§ Stated exercise
All of the material below is to be returned exactly.

§ Data provided

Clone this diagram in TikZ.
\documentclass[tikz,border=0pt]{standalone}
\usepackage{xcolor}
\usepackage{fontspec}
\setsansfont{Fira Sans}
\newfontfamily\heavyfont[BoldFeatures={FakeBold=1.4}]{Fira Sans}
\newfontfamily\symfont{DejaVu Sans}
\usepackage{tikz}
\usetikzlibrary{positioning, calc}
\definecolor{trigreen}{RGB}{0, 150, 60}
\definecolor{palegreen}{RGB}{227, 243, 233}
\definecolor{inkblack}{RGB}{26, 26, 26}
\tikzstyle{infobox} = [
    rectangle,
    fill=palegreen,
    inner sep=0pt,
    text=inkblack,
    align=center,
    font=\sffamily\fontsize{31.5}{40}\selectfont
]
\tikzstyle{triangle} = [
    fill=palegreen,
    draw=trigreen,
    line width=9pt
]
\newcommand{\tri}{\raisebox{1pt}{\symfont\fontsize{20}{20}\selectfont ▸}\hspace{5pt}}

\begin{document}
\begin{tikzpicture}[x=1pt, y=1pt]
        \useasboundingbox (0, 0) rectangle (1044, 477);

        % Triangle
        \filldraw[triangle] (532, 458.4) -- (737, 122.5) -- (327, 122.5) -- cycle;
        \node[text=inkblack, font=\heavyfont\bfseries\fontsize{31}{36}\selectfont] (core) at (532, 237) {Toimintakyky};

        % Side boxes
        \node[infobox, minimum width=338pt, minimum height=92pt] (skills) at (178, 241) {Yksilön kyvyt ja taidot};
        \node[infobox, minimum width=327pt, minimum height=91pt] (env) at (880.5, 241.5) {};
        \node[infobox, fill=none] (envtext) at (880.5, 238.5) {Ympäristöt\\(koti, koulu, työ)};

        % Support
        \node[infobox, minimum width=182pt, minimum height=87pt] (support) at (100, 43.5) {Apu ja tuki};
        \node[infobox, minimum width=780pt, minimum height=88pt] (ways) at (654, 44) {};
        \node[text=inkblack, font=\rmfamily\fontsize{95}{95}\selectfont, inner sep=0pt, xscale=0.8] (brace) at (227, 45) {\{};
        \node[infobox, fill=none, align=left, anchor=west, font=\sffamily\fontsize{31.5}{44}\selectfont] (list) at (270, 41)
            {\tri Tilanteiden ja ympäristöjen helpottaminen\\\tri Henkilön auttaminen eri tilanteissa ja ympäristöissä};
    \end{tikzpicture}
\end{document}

§ Response to this exercise
Clone this diagram in TikZ.
\documentclass[tikz,border=0pt]{standalone}
\usepackage{xcolor}
\usepackage{fontspec}
\setsansfont{Fira Sans}
\newfontfamily\heavyfont[BoldFeatures={FakeBold=1.4}]{Fira Sans}
\newfontfamily\symfont{DejaVu Sans}
\usepackage{tikz}
\usetikzlibrary{positioning, calc}
\definecolor{trigreen}{RGB}{0, 150, 60}
\definecolor{palegreen}{RGB}{227, 243, 233}
\definecolor{inkblack}{RGB}{26, 26, 26}
\tikzstyle{infobox} = [
    rectangle,
    fill=palegreen,
    inner sep=0pt,
    text=inkblack,
    align=center,
    font=\sffamily\fontsize{31.5}{40}\selectfont
]
\tikzstyle{triangle} = [
    fill=palegreen,
    draw=trigreen,
    line width=9pt
]
\newcommand{\tri}{\raisebox{1pt}{\symfont\fontsize{20}{20}\selectfont ▸}\hspace{5pt}}

\begin{document}
\begin{tikzpicture}[x=1pt, y=1pt]
        \useasboundingbox (0, 0) rectangle (1044, 477);

        % Triangle
        \filldraw[triangle] (532, 458.4) -- (737, 122.5) -- (327, 122.5) -- cycle;
        \node[text=inkblack, font=\heavyfont\bfseries\fontsize{31}{36}\selectfont] (core) at (532, 237) {Toimintakyky};

        % Side boxes
        \node[infobox, minimum width=338pt, minimum height=92pt] (skills) at (178, 241) {Yksilön kyvyt ja taidot};
        \node[infobox, minimum width=327pt, minimum height=91pt] (env) at (880.5, 241.5) {};
        \node[infobox, fill=none] (envtext) at (880.5, 238.5) {Ympäristöt\\(koti, koulu, työ)};

        % Support
        \node[infobox, minimum width=182pt, minimum height=87pt] (support) at (100, 43.5) {Apu ja tuki};
        \node[infobox, minimum width=780pt, minimum height=88pt] (ways) at (654, 44) {};
        \node[text=inkblack, font=\rmfamily\fontsize{95}{95}\selectfont, inner sep=0pt, xscale=0.8] (brace) at (227, 45) {\{};
        \node[infobox, fill=none, align=left, anchor=west, font=\sffamily\fontsize{31.5}{44}\selectfont] (list) at (270, 41)
            {\tri Tilanteiden ja ympäristöjen helpottaminen\\\tri Henkilön auttaminen eri tilanteissa ja ympäristöissä};
    \end{tikzpicture}
\end{document}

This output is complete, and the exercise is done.